The fascination that Tichu apparently has to a huge number of players comes from a variety of sources.
For one, Tichu is a game that requires near to no build-up time and can be played very fast, even though sometimes there may be a short delay for difficult decisions.
Tichu is also a very complex game from a strategic standpoint – especially for a card game – as it involves aspects of risk management and probability. This includes that the game will not get boring fast (or ever, for that matter). Learning to play Tichu is not too hard. Learning to play it well does take some time, so as a rule of thumb, rookies should entirely ignore card scoring for the first hundred rounds or so, and focus on finishing and team interaction.
The team play aspect increases the involvement of the game for each player, even though the personal hand may be abysmal at times.
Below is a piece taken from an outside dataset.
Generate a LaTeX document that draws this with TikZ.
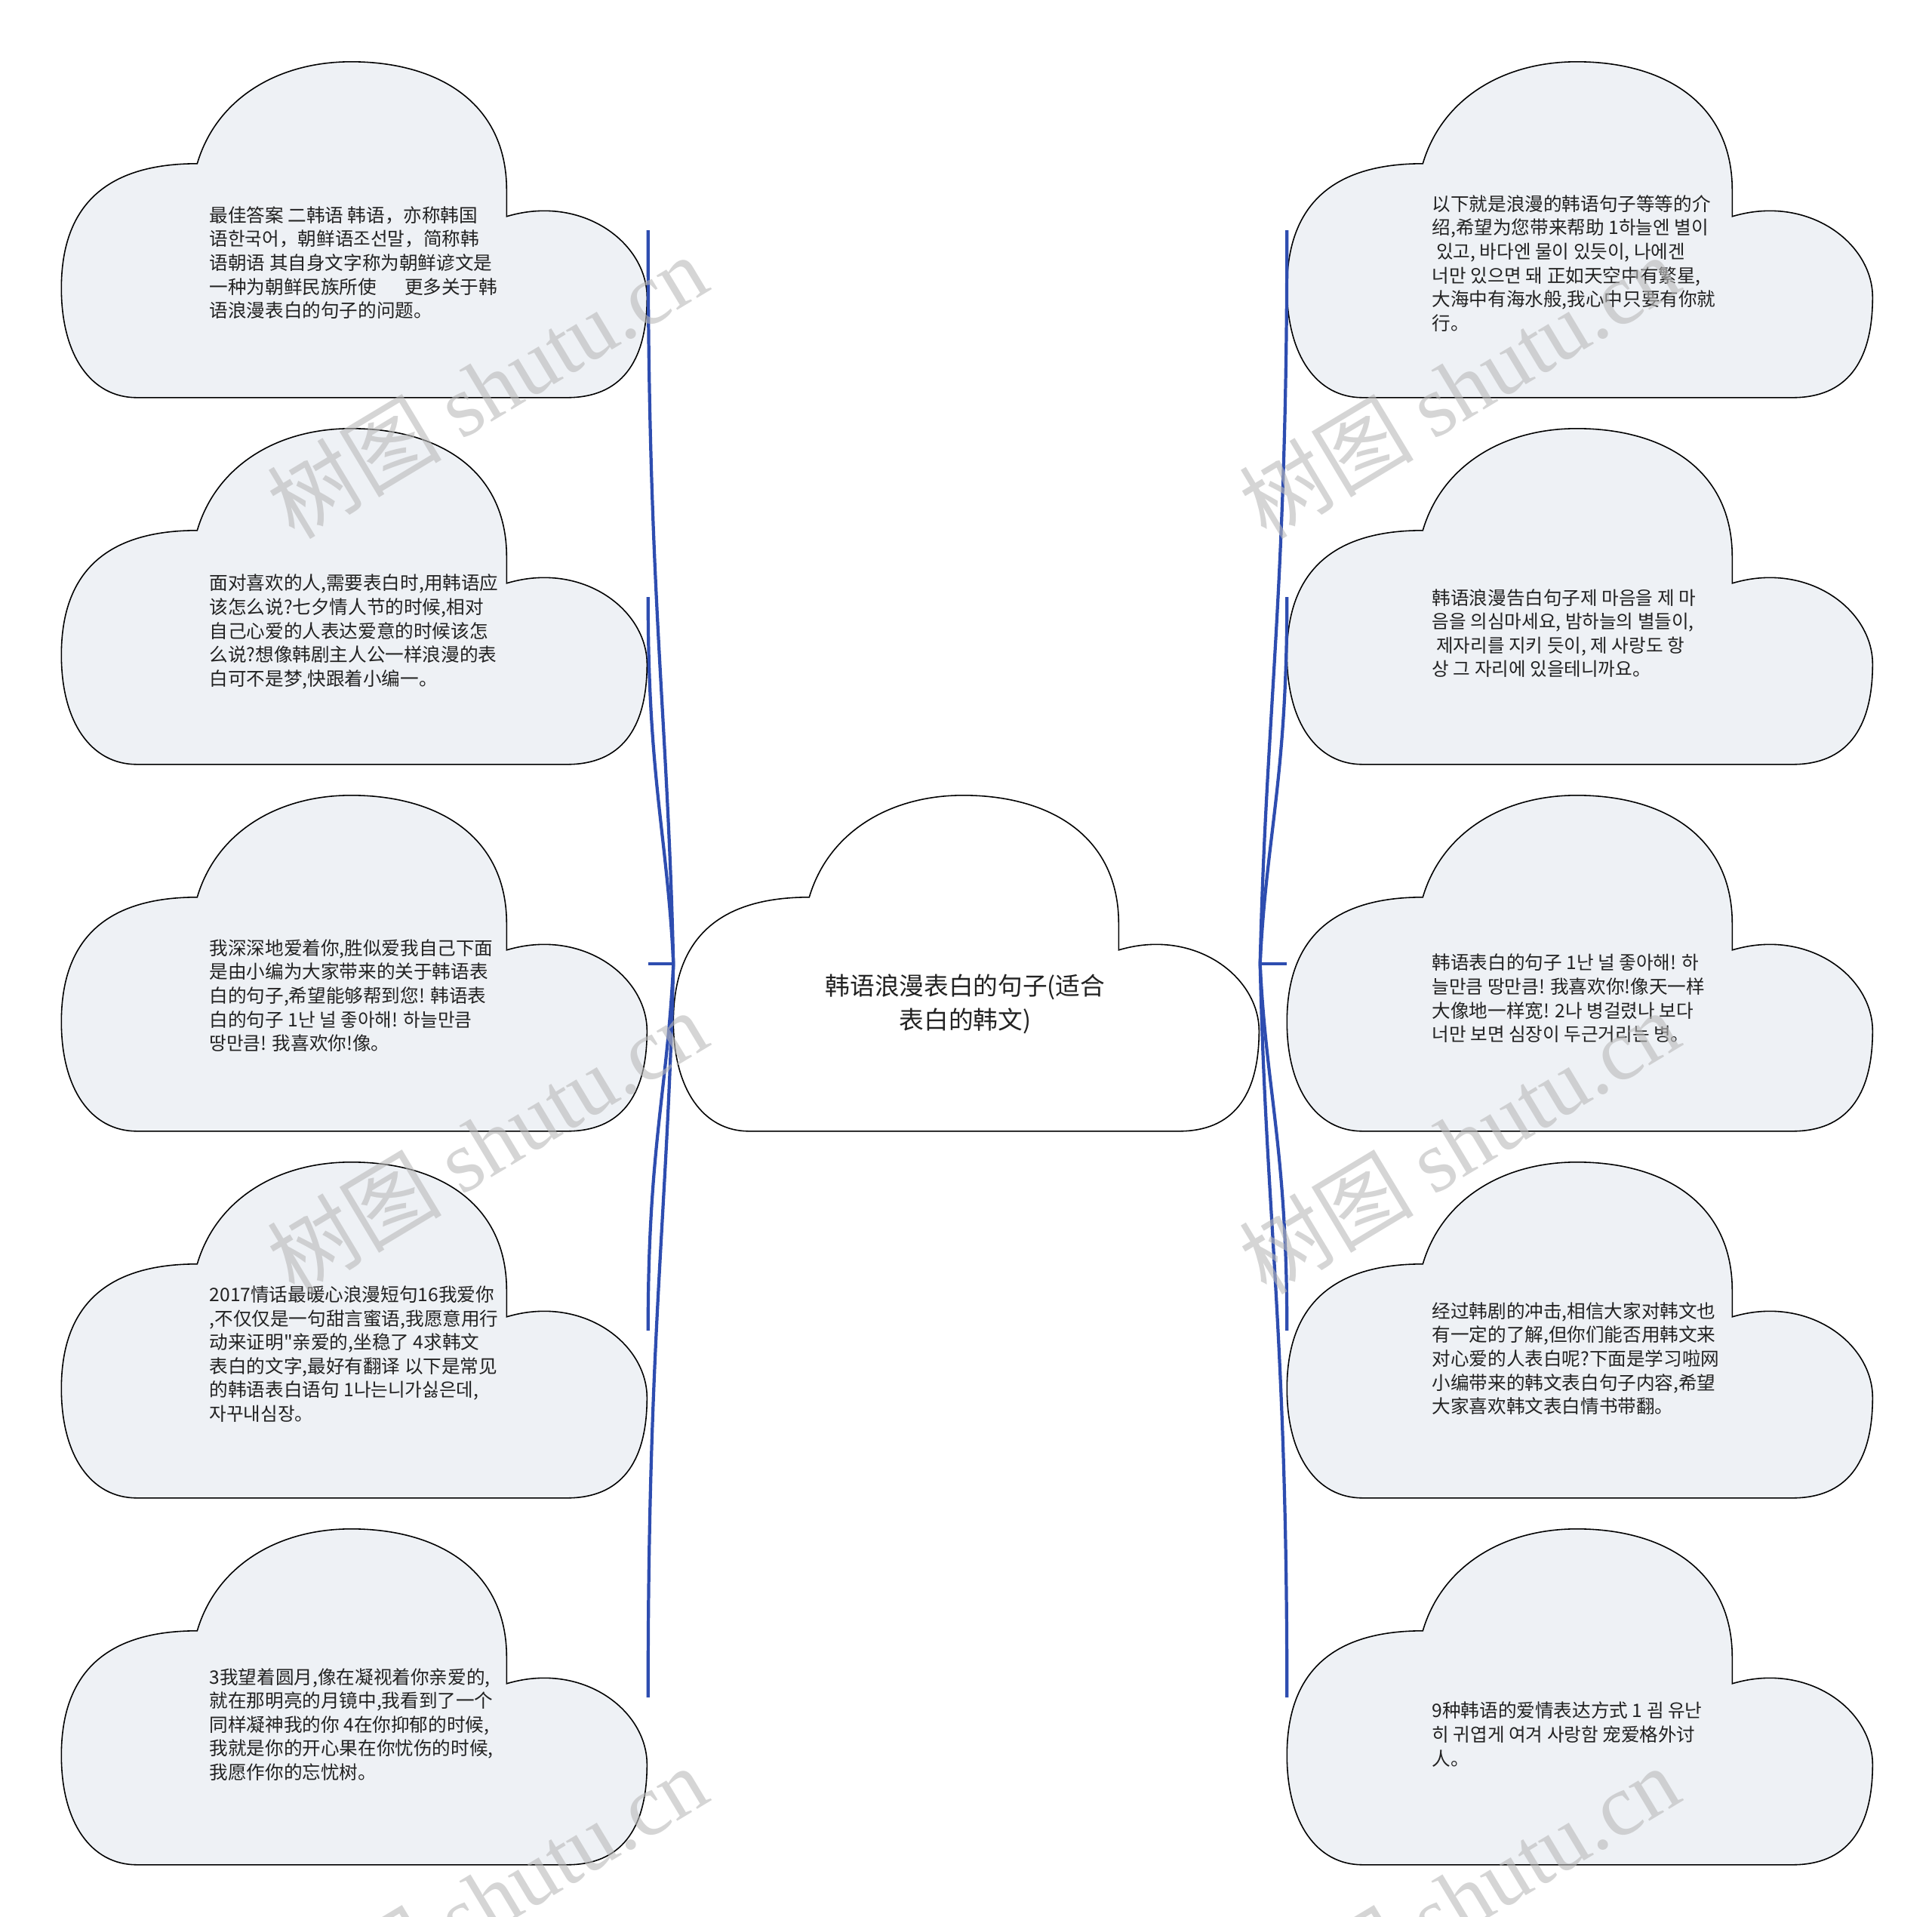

However, and even though of course bad hands remain bad hands in certain circumstances (and all Tichu players have gone through patches of miserable games, days and more), more often than not Tichu offers the chance even for mediocre and sometimes bad hands to make a mark and figure way more prominently in the game than the sheer value of cards might suggest.
After all, even combinations which may be low in card value but rare in occurrence can win tricks – particularly later in games when a number of higher cards has already been played. This highlights one of the strategic delicacies of playing Tichu – timing and an awareness for the cards which are out of the game already are so very important, the lower your cards the more important these get.
And, of course, the best aspect of Tichu may well be that you always have another player on your team to blame if things go wrong. Unless it is the cards. Or the weather. Or this review!